▸ **THE EXERCISE**
Drop every picture. Then return, exactly, the lines from the beginning of the listing below through the one containing "isd_ticks = [0, 3, 6, 9, 12, 15, 18, 21, 24]".
AVAILABLE DATA start
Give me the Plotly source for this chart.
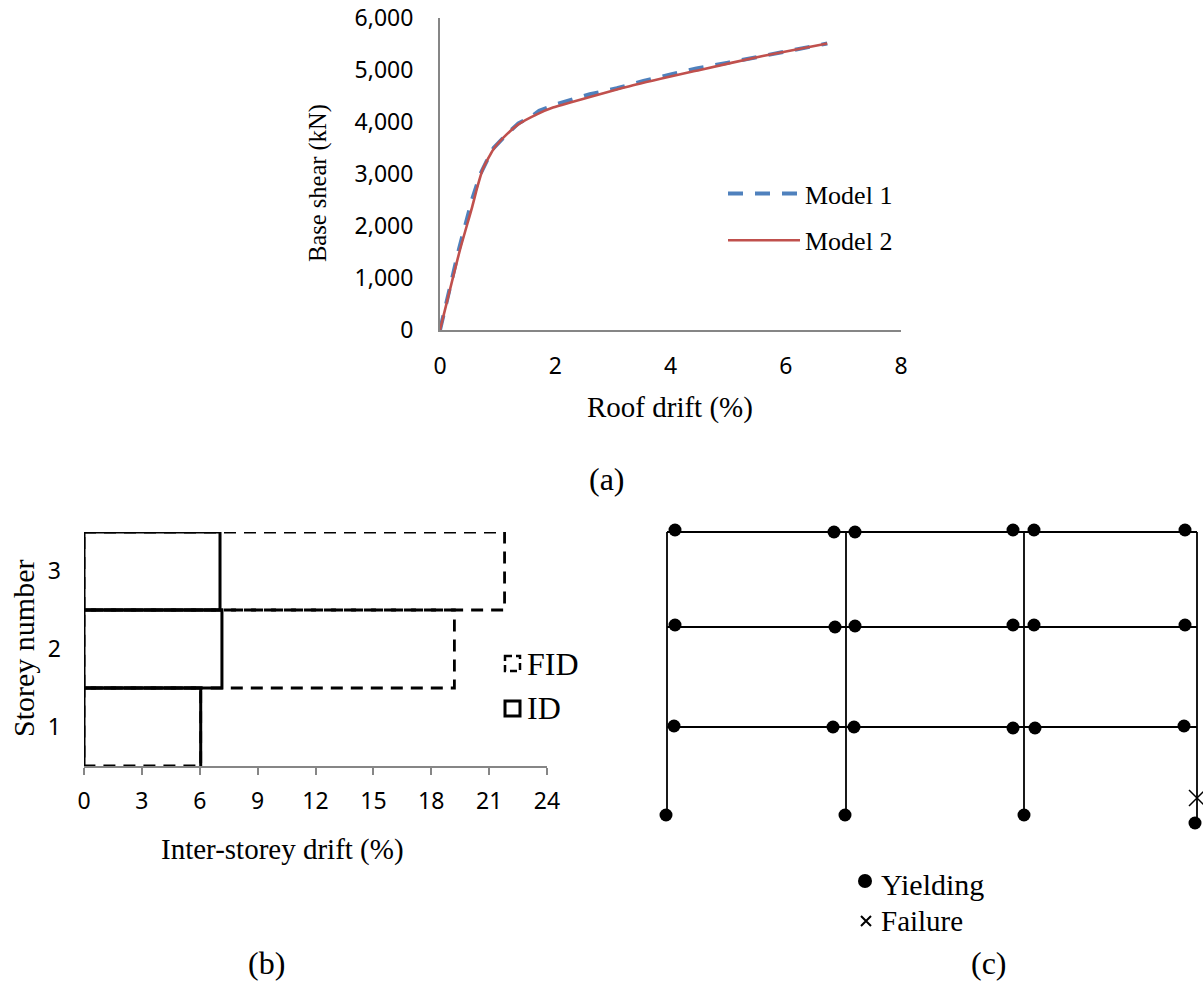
import plotly.graph_objects as go

W, H = 1203, 981
SERIF = "Liberation Serif"
SANS = "Noto Sans"
GREY = "#868686"

# Panel (a): pushover curves
drift_m1 = [0, 0.33, 0.56, 0.70, 0.81, 0.93, 1.186, 1.36, 1.56, 1.72, 2.02, 2.60, 3.07, 3.53, 4.02, 4.45, 5.00, 6.00, 6.72]
shear_m1 = [0, 1560, 2520, 3000, 3248, 3500, 3794, 3975, 4084, 4215, 4341, 4533, 4649, 4790, 4919, 5028, 5140, 5350, 5510]
drift_m2 = [0, 0.347, 0.561, 0.636, 0.74, 0.925, 1.10, 1.36, 1.68, 1.96, 2.26, 3.35, 4.51, 5.60, 6.72]
shear_m2 = [0, 1543, 2379, 2701, 3087, 3473, 3698, 3955, 4148, 4277, 4374, 4707, 5002, 5270, 5510]
drift_ticks = [0, 2, 4, 6, 8]
shear_ticks = [0, 1000, 2000, 3000, 4000, 5000, 6000]

# Panel (b): inter-storey drift
storeys = [1, 2, 3]
id_values = [6.05, 7.15, 7.05]
fid_values = [6.05, 19.2, 21.8]
isd_ticks = [0, 3, 6, 9, 12, 15, 18, 21, 24]

# Panel (c): frame and hinges (bay/storey drawing units)
col_x = [0, 17.9, 35.7, 53.0]
col_base = [0, 0, 0, -0.8]
level_y = [8.8, 18.8, 28.3]
hinge_x = [0.8, 16.7, 18.8, 34.6, 36.7, 51.8,
           0.8, 16.8, 18.8, 34.6, 36.7, 51.8,
           0.7, 16.6, 18.7, 34.6, 36.8, 51.7,
           -0.1, 17.8, 35.7, 52.8]
hinge_y = [28.5, 28.3, 28.3, 28.5, 28.5, 28.5,
           19.0, 18.8, 18.9, 19.0, 19.0, 19.0,
           8.9, 8.8, 8.8, 8.7, 8.7, 8.9,
           0, 0, 0, -0.8]
fail_x = [53.0]
fail_y = [1.7]
key_yield = ([19.8], [-6.6])
key_fail = ([19.9], [-10.6])


def px(x):
    return x / W


def py(y):
    return 1 - y / H


def outline(values, open_bottom=False):
    """Box outline per storey, from the axis out to the value."""
    xs, ys = [], []
    for s, v in zip(storeys, values):
        if open_bottom and s == storeys[0]:
            xs += [0, 0, v, v, None]
            ys += [s - 0.5, s + 0.5, s + 0.5, s - 0.5, None]
        else:
            xs += [0, v, v, 0, 0, None]
            ys += [s + 0.5, s + 0.5, s - 0.5, s - 0.5, s + 0.5, None]
    return xs, ys


fig = go.Figure()

# (a)
fig.add_trace(go.Scatter(x=drift_m1, y=shear_m1, mode="lines", name="Model 1", legendgroup="m1",
                         line=dict(color="#4f81bd", width=4, dash="15px,12px"), xaxis="x", yaxis="y"))
fig.add_trace(go.Scatter(x=drift_m2, y=shear_m2, mode="lines", name="Model 2", legendgroup="m2",
                         line=dict(color="#c0504d", width=2.6, shape="spline", smoothing=0.5), xaxis="x", yaxis="y"))

# (b)
fx, fy = outline(fid_values)
fig.add_trace(go.Scatter(x=fx, y=fy, mode="lines", name="FID", showlegend=False,
                         line=dict(color="black", width=2.8, dash="12px,8px"), xaxis="x2", yaxis="y2"))
ix, iy = outline(id_values, open_bottom=True)
fig.add_trace(go.Scatter(x=ix, y=iy, mode="lines", name="ID", showlegend=False,
                         line=dict(color="black", width=3), xaxis="x2", yaxis="y2"))

# (c)
for x, base in zip(col_x, col_base):
    fig.add_trace(go.Scatter(x=[x, x], y=[base, level_y[-1]], mode="lines", showlegend=False,
                             line=dict(color="black", width=1.8), xaxis="x3", yaxis="y3"))
for y in level_y:
    fig.add_trace(go.Scatter(x=[col_x[0], col_x[-1]], y=[y, y], mode="lines", showlegend=False,
                             line=dict(color="black", width=1.8), xaxis="x3", yaxis="y3"))
fig.add_trace(go.Scatter(x=hinge_x, y=hinge_y, mode="markers", name="Yielding", showlegend=False,
                         marker=dict(color="black", size=13), xaxis="x3", yaxis="y3"))
fig.add_trace(go.Scatter(x=fail_x, y=fail_y, mode="markers", name="Failure", showlegend=False, cliponaxis=False,
                         marker=dict(symbol="x-thin-open", color="black", size=16, line=dict(color="black", width=1.5)),
                         xaxis="x3", yaxis="y3"))
fig.add_trace(go.Scatter(x=key_yield[0], y=key_yield[1], mode="markers", showlegend=False,
                         marker=dict(color="black", size=14), xaxis="x3", yaxis="y3"))
fig.add_trace(go.Scatter(x=key_fail[0], y=key_fail[1], mode="markers", showlegend=False,
                         marker=dict(symbol="x-thin-open", color="black", size=10, line=dict(color="black", width=2)),
                         xaxis="x3", yaxis="y3"))


def note(text, x, y, size=29, angle=0, anchor="center"):
    return dict(text=text, x=px(x), y=py(y), xref="paper", yref="paper", showarrow=False,
                xanchor=anchor, yanchor="middle", textangle=angle,
                font=dict(family=SERIF, size=size, color="black"))


annotations = [
    note("(a)", 607, 479, size=32),
    note("(b)", 266, 963, size=32),
    note("(c)", 989, 963, size=32),
    note("Base shear (kN)", 318, 183, size=24.5, angle=-90),
    note("Roof drift (%)", 670, 407),
    note("Storey number", 23, 649, size=30, angle=-90),
    note("Inter-storey drift (%)", 282, 849),
    note("FID", 525, 664, size=32, anchor="left"),
    note("ID", 525, 708, size=32, anchor="left"),
    note("Yielding", 879, 884, size=30, anchor="left"),
    note("Failure", 879, 921, size=29, anchor="left"),
]

shapes = [
    dict(type="rect", xref="paper", yref="paper", x0=px(505), x1=px(520), y0=py(656), y1=py(671),
         line=dict(color="black", width=2.5, dash="7px,4px")),
    dict(type="rect", xref="paper", yref="paper", x0=px(505), x1=px(520), y0=py(701), y1=py(716),
         line=dict(color="black", width=3)),
]

tickfont = dict(family=SANS, size=23, color="black")

fig.update_layout(
    width=W, height=H, autosize=False,
    margin=dict(l=0, r=0, t=0, b=0),
    paper_bgcolor="white", plot_bgcolor="rgba(0,0,0,0)",
    annotations=annotations, shapes=shapes,
    legend=dict(x=px(723), y=py(170), xanchor="left", yanchor="top", bgcolor="rgba(0,0,0,0)",
                itemwidth=72, tracegroupgap=10, font=dict(family=SERIF, size=26, color="black")),
    xaxis=dict(domain=[px(440), px(901)], range=[0, 8], tickvals=drift_ticks, showgrid=False, zeroline=False,
               showline=True, linecolor=GREY, linewidth=2, ticks="", tickfont=tickfont, ticklabelstandoff=14,
               anchor="y", automargin=False),
    yaxis=dict(domain=[py(330), py(18)], range=[0, 6000], tickvals=shear_ticks, tickformat=",d", showgrid=False,
               zeroline=False, showline=True, linecolor=GREY, linewidth=2, ticks="", tickfont=tickfont,
               ticklabelstandoff=20, anchor="x", automargin=False),
    xaxis2=dict(domain=[px(84), px(547)], range=[0, 24], tickvals=isd_ticks, showgrid=False, zeroline=False,
                showline=True, linecolor=GREY, linewidth=1.5, ticks="outside", ticklen=7, tickcolor=GREY, tickwidth=1.5,
                tickfont=tickfont, ticklabelstandoff=7, anchor="y2", automargin=False),
    yaxis2=dict(domain=[py(766), py(532)], range=[0.5, 3.5], tickvals=storeys, showgrid=False, zeroline=False,
                showline=False, ticks="", tickfont=tickfont, ticklabelstandoff=22, anchor="x2", automargin=False),
    xaxis3=dict(domain=[px(640), 1], range=[-2.7, 53.6], visible=False, anchor="y3", automargin=False),
    yaxis3=dict(domain=[py(950), py(510)], range=[-13.5, 30.5], visible=False, anchor="x3", automargin=False),
)

fig.write_html("out.html", config=dict(displayModeBar=False), post_script="document.body.style.margin='0';")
AVAILABLE DATA end
▸ **ANSWER FOR THIS EXERCISE**
Give me the Plotly source for this chart.
import plotly.graph_objects as go

W, H = 1203, 981
SERIF = "Liberation Serif"
SANS = "Noto Sans"
GREY = "#868686"

# Panel (a): pushover curves
drift_m1 = [0, 0.33, 0.56, 0.70, 0.81, 0.93, 1.186, 1.36, 1.56, 1.72, 2.02, 2.60, 3.07, 3.53, 4.02, 4.45, 5.00, 6.00, 6.72]
shear_m1 = [0, 1560, 2520, 3000, 3248, 3500, 3794, 3975, 4084, 4215, 4341, 4533, 4649, 4790, 4919, 5028, 5140, 5350, 5510]
drift_m2 = [0, 0.347, 0.561, 0.636, 0.74, 0.925, 1.10, 1.36, 1.68, 1.96, 2.26, 3.35, 4.51, 5.60, 6.72]
shear_m2 = [0, 1543, 2379, 2701, 3087, 3473, 3698, 3955, 4148, 4277, 4374, 4707, 5002, 5270, 5510]
drift_ticks = [0, 2, 4, 6, 8]
shear_ticks = [0, 1000, 2000, 3000, 4000, 5000, 6000]

# Panel (b): inter-storey drift
storeys = [1, 2, 3]
id_values = [6.05, 7.15, 7.05]
fid_values = [6.05, 19.2, 21.8]
isd_ticks = [0, 3, 6, 9, 12, 15, 18, 21, 24]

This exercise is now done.